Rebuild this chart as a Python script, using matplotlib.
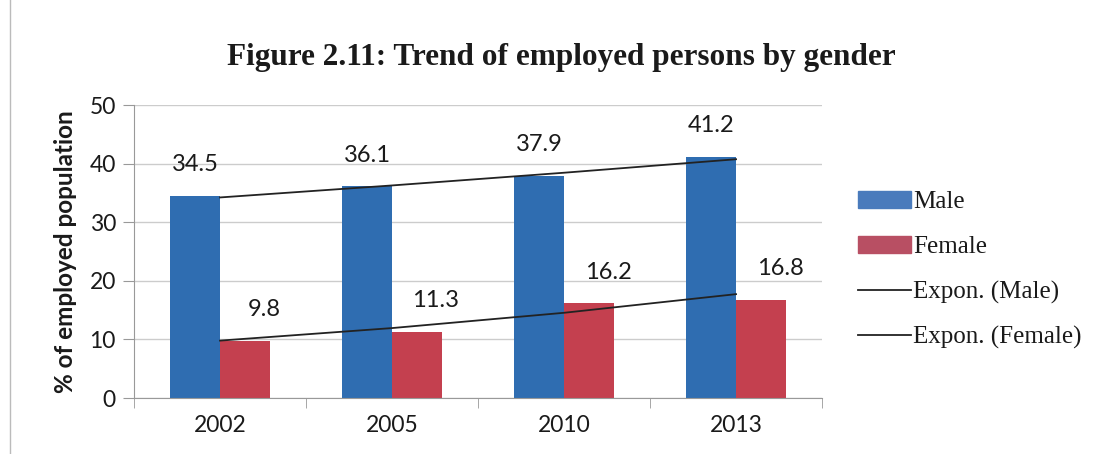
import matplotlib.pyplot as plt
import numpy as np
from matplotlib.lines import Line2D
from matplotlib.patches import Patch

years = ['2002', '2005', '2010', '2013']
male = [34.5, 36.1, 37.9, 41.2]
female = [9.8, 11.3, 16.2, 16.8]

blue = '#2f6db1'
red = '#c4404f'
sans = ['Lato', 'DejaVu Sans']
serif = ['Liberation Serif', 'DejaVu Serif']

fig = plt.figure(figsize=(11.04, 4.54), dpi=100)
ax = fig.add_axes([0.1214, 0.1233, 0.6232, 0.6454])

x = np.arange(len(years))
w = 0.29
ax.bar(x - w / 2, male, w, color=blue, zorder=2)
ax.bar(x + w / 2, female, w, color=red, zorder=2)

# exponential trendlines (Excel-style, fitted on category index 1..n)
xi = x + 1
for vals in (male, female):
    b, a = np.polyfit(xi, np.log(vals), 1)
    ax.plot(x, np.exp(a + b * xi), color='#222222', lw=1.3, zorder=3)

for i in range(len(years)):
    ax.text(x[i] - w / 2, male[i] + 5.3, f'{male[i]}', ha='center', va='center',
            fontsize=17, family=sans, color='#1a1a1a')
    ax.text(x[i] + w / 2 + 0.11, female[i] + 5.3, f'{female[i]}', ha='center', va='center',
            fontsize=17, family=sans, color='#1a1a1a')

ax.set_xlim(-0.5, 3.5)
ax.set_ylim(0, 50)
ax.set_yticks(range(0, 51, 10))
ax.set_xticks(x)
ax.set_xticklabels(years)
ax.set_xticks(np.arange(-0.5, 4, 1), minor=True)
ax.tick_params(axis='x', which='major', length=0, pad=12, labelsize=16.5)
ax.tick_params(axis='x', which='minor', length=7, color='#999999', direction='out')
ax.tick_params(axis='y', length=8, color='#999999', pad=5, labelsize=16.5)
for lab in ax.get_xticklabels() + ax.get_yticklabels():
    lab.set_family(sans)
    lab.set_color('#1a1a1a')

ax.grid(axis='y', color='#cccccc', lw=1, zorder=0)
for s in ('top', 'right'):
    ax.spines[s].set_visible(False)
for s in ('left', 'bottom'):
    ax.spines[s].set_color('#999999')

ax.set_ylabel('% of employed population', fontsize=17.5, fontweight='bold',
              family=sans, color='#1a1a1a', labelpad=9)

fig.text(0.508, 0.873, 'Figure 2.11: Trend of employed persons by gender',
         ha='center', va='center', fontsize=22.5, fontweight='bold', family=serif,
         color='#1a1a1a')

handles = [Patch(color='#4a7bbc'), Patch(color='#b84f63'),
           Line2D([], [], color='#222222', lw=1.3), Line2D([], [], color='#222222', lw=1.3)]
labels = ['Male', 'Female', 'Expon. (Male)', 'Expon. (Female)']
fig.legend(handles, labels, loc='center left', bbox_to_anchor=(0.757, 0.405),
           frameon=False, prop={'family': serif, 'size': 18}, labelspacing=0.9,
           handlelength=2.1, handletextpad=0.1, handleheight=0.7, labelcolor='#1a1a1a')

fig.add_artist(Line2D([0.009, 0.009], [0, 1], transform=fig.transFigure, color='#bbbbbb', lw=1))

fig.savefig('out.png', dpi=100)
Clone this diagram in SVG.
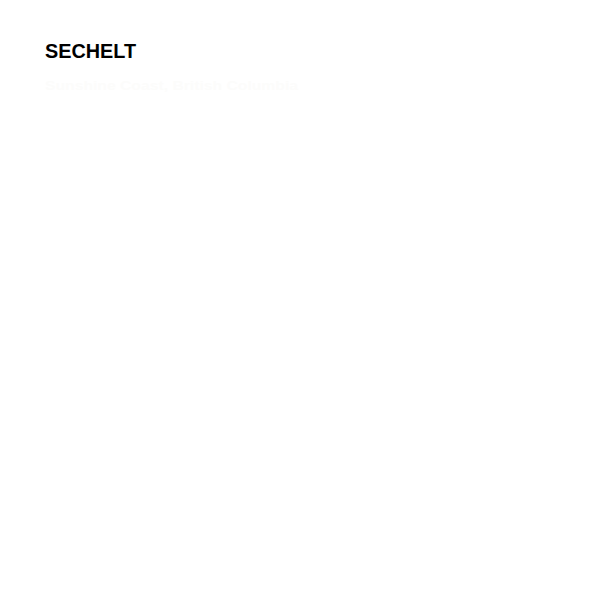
################
> **STATED PROBLEM**
From the first line above down to the line with "ax.bar(x + w", reproduce every line and no others, omitting pictures.

> **SOLVED PROBLEM**
Rebuild this chart as a Python script, using matplotlib.
import matplotlib.pyplot as plt
import numpy as np
from matplotlib.lines import Line2D
from matplotlib.patches import Patch

years = ['2002', '2005', '2010', '2013']
male = [34.5, 36.1, 37.9, 41.2]
female = [9.8, 11.3, 16.2, 16.8]

blue = '#2f6db1'
red = '#c4404f'
sans = ['Lato', 'DejaVu Sans']
serif = ['Liberation Serif', 'DejaVu Serif']

fig = plt.figure(figsize=(11.04, 4.54), dpi=100)
ax = fig.add_axes([0.1214, 0.1233, 0.6232, 0.6454])

x = np.arange(len(years))
w = 0.29
ax.bar(x - w / 2, male, w, color=blue, zorder=2)
ax.bar(x + w / 2, female, w, color=red, zorder=2)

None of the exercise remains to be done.